Letting out the animus can be cathartic, but it’s always the controlled anger that has the most bite, even if it’s not exactly what our therapist would recommend.

Barnett doesn’t have much to apologize for musically, but Tell Me How You Really Feel sounds like one, long mea culpa, complete with bits of tossed-off, even snakily honest thoughts (“I’m not claiming / I’m some patron saint”). “I got a lot on my mind / But I don’t know how to say it,” she sings on album ender “Sunday Roast.” Well, maybe. Or maybe that's only how she sees her own mangled words.

Barnett has plenty to summarize when dispensing some of her righteous anger. “Nameless, Faceless” is dismissive, vindictive even, directed toward the titular person and offering an apology for their learned behavior: “I’m real sorry / bout whatever happened to you.” While, “I’m Not Your Mother, I’m Not Your Bitch” is almost all fury and fuzz guitar. It’s not as memorable as it’s following tune, “Crippling Self-Doubt and a General Lack of Confidence," but taken together the three tracks, numbers 5, 6, and 7, respectively, comprise Barnett’s primal scream therapy sessions. It amounts to a dull roar when compared to channels other musicians employ to funnel their rage, but more-or-less sounds like the point of these songs. Letting out the animus can be cathartic, but it’s always the controlled anger that has the most bite, even if it’s not exactly what our therapist would recommend. We’re better off using tried-and-true methods like medication and meditation for best results.

Or are we?

Courtney Barnett
Courtney Barnett

Barnett kicked over some stone that turned her thoughts inward for her sophomore LP. (If I had to guess, I would say it’s the complexities of touring life and maintaining long-distance relationships. But what do I know?) When she gets outside the lives of the people in her songs, it turns out she found herself. It’s the shock of recognition that she transmits to all of us.
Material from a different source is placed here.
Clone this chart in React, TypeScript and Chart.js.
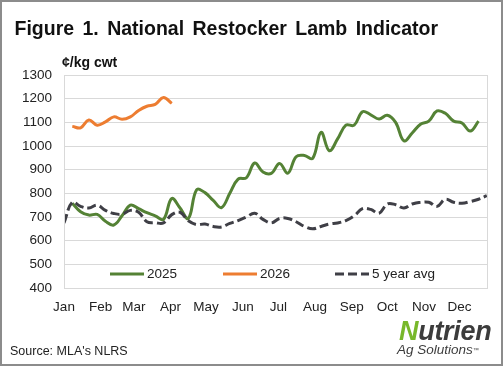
import React, { useEffect, useRef } from "react";
import { Chart, registerables } from "chart.js";

Chart.register(...registerables);

// Month tick positions (day of year) and labels
const MONTH_DAYS = [0, 31, 59, 90, 120, 151, 181, 212, 243, 273, 304, 334];
const MONTH_LABELS = ["Jan", "Feb", "Mar", "Apr", "May", "Jun", "Jul", "Aug", "Sep", "Oct", "Nov", "Dec"];

// Weekly series (c/kg cwt). First week index of each series.
const WEEK_LEN = 7;
const START_2025 = 1;
const START_2026 = 1;
const START_AVG = 0;

const S2025 = [
  758, 722, 708, 711, 682, 666, 705, 750, 735, 718,
  705, 690, 778, 738, 694, 815, 803, 770, 740, 800,
  860, 866, 928, 890, 884, 926, 885, 955, 960, 948,
  1058, 980, 1030, 1088, 1088, 1145, 1132, 1114, 1130, 1100,
  1022, 1055, 1092, 1105, 1148, 1138, 1105, 1097, 1063, 1105,
];
const S2026 = [1083, 1077, 1110, 1088, 1102, 1123, 1113, 1123, 1150, 1168, 1176, 1205, 1180];
const S_AVG = [
  675, 762, 745, 738, 750, 728, 715, 712, 728, 720,
  680, 676, 675, 710, 720, 684, 668, 670, 660, 658,
  673, 685, 700, 716, 690, 675, 694, 694, 680, 660,
  650, 660, 670, 675, 685, 705, 735, 732, 716, 755,
  752, 738, 755, 762, 762, 745, 775, 762, 758, 765,
  775, 790,
];

const Y_MIN = 400;
const Y_MAX = 1300;
const Y_STEP = 100;
const X_MAX = 358;

const FONT = "'Liberation Sans', Arial, sans-serif";
const GREEN = "#548235";
const ORANGE = "#ED7D31";
const DARK = "#3f3f46";
const GRID = "#d9d9d9";

const toPoints = (vals: number[], start: number) =>
  vals.map((v, i) => ({ x: (start + i) * WEEK_LEN, y: v }));

const legendItems = [
  { label: "2025", color: GREEN, dash: [] as number[], x: 46 },
  { label: "2026", color: ORANGE, dash: [] as number[], x: 159 },
  { label: "5 year avg", color: DARK, dash: [9, 4], x: 271 },
];

const framePlugin = {
  id: "frameAndLegend",
  afterDraw(chart: any) {
    const { ctx, chartArea } = chart;
    ctx.save();
    ctx.strokeStyle = GRID;
    ctx.lineWidth = 1;
    ctx.strokeRect(
      Math.round(chartArea.left) + 0.5,
      Math.round(chartArea.top) + 0.5,
      Math.round(chartArea.right - chartArea.left) - 1,
      Math.round(chartArea.bottom - chartArea.top)
    );
    const y = chartArea.bottom - 14;
    ctx.font = `13.5px ${FONT}`;
    ctx.textBaseline = "middle";
    ctx.fillStyle = "#222";
    legendItems.forEach((it) => {
      const x0 = chartArea.left + it.x;
      ctx.beginPath();
      ctx.setLineDash(it.dash);
      ctx.lineWidth = 3;
      ctx.strokeStyle = it.color;
      ctx.moveTo(x0, y);
      ctx.lineTo(x0 + 34, y);
      ctx.stroke();
      ctx.setLineDash([]);
      ctx.fillText(it.label, x0 + 37, y + 0.5);
    });
    ctx.restore();
  },
};

export default function App() {
  const ref = useRef<HTMLCanvasElement | null>(null);

  useEffect(() => {
    if (!ref.current) return;
    const chart = new Chart(ref.current, {
      type: "line",
      data: {
        datasets: [
          {
            label: "5 year avg",
            data: toPoints(S_AVG, START_AVG),
            borderColor: DARK,
            borderWidth: 3,
            borderDash: [9, 4],
            pointRadius: 0,
            tension: 0.4,
            fill: false,
          },
          {
            label: "2025",
            data: toPoints(S2025, START_2025),
            borderColor: GREEN,
            borderWidth: 3,
            pointRadius: 0,
            tension: 0.4,
            fill: false,
          },
          {
            label: "2026",
            data: toPoints(S2026, START_2026),
            borderColor: ORANGE,
            borderWidth: 3,
            pointRadius: 0,
            tension: 0.4,
            fill: false,
          },
        ],
      },
      options: {
        animation: false,
        responsive: false,
        maintainAspectRatio: false,
        devicePixelRatio: 1,
        layout: { padding: { top: 75, right: 15, left: 0, bottom: 0 } },
        plugins: { legend: { display: false }, tooltip: { enabled: false }, title: { display: false } },
        scales: {
          x: {
            type: "linear",
            min: 0,
            max: X_MAX,
            grid: { display: false, drawTicks: false },
            border: { display: false },
            ticks: {
              autoSkip: false,
              maxRotation: 0,
              padding: 11,
              color: "#222",
              font: { family: FONT, size: 13.5 },
              callback: (v: any) => {
                const i = MONTH_DAYS.indexOf(Number(v));
                return i >= 0 ? MONTH_LABELS[i] : "";
              },
            },
            afterBuildTicks: (s: any) => {
              s.ticks = MONTH_DAYS.map((d) => ({ value: d }));
            },
            afterFit: (s: any) => {
              s.height = 78;
            },
          },
          y: {
            min: Y_MIN,
            max: Y_MAX,
            grid: { color: GRID, drawTicks: false, lineWidth: 1 },
            border: { color: GRID },
            ticks: {
              stepSize: Y_STEP,
              padding: 12,
              color: "#222",
              font: { family: FONT, size: 13.5 },
              callback: (v: any) => String(v),
            },
            afterFit: (s: any) => {
              s.width = 64;
            },
          },
        },
      },
      plugins: [framePlugin],
    } as any);
    return () => chart.destroy();
  }, []);

  const abs: React.CSSProperties = { position: "absolute", whiteSpace: "nowrap", fontFamily: FONT };

  return (
    <div style={{ position: "absolute", left: 0, top: 0, width: 503, height: 366, background: "#fff", overflow: "hidden" }}>
      <canvas ref={ref} width={503} height={366} style={{ position: "absolute", left: 0, top: 0, width: 503, height: 366 }} />
      <div style={{ ...abs, left: 14.5, top: 17.5, fontSize: 19.5, lineHeight: "20px", fontWeight: "bold", color: "#111", wordSpacing: 3 }}>
        Figure 1. National Restocker Lamb Indicator
      </div>
      <div style={{ ...abs, left: 62, top: 54.6, fontSize: 14, lineHeight: "14px", fontWeight: "bold", color: "#111" }}>
        ¢/kg cwt
      </div>
      <div style={{ ...abs, left: 10, top: 344.9, fontSize: 12.5, lineHeight: "13px", color: "#222" }}>
        Source: MLA's NLRS
      </div>
      <div style={{ ...abs, left: 399, top: 317.9, fontSize: 27, lineHeight: "27px", fontWeight: "bold", fontStyle: "italic", color: "#3c3c3c", letterSpacing: -0.3 }}>
        <span style={{ color: "#78b82a" }}>N</span>utrien
      </div>
      <div style={{ ...abs, left: 397, top: 343.2, fontSize: 13.5, lineHeight: "14px", fontStyle: "italic", color: "#3c3c3c" }}>
        Ag Solutions<span style={{ fontSize: 6, verticalAlign: "top" }}>™</span>
      </div>
      <div style={{ position: "absolute", left: 0, top: 0, width: 503, height: 366, boxSizing: "border-box", border: "2px solid #8c8c8c", pointerEvents: "none" }} />
    </div>
  );
}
On her website, there’s an empty text box (and a Spotify widget) where you can actually tell us how you really feel (within 250 characters). Consider this LP and its corresponding theme her outreach program. Chances are we can’t take what we’ve experienced and turn it into a thing of beauty like Barnett did, but we can use Tell Me How You Really Feel as a blueprint, or even a map. Maybe that’s the kind of charity Barnett is pointing us toward. Maybe. It’s going to take more than a few listens to figure it out.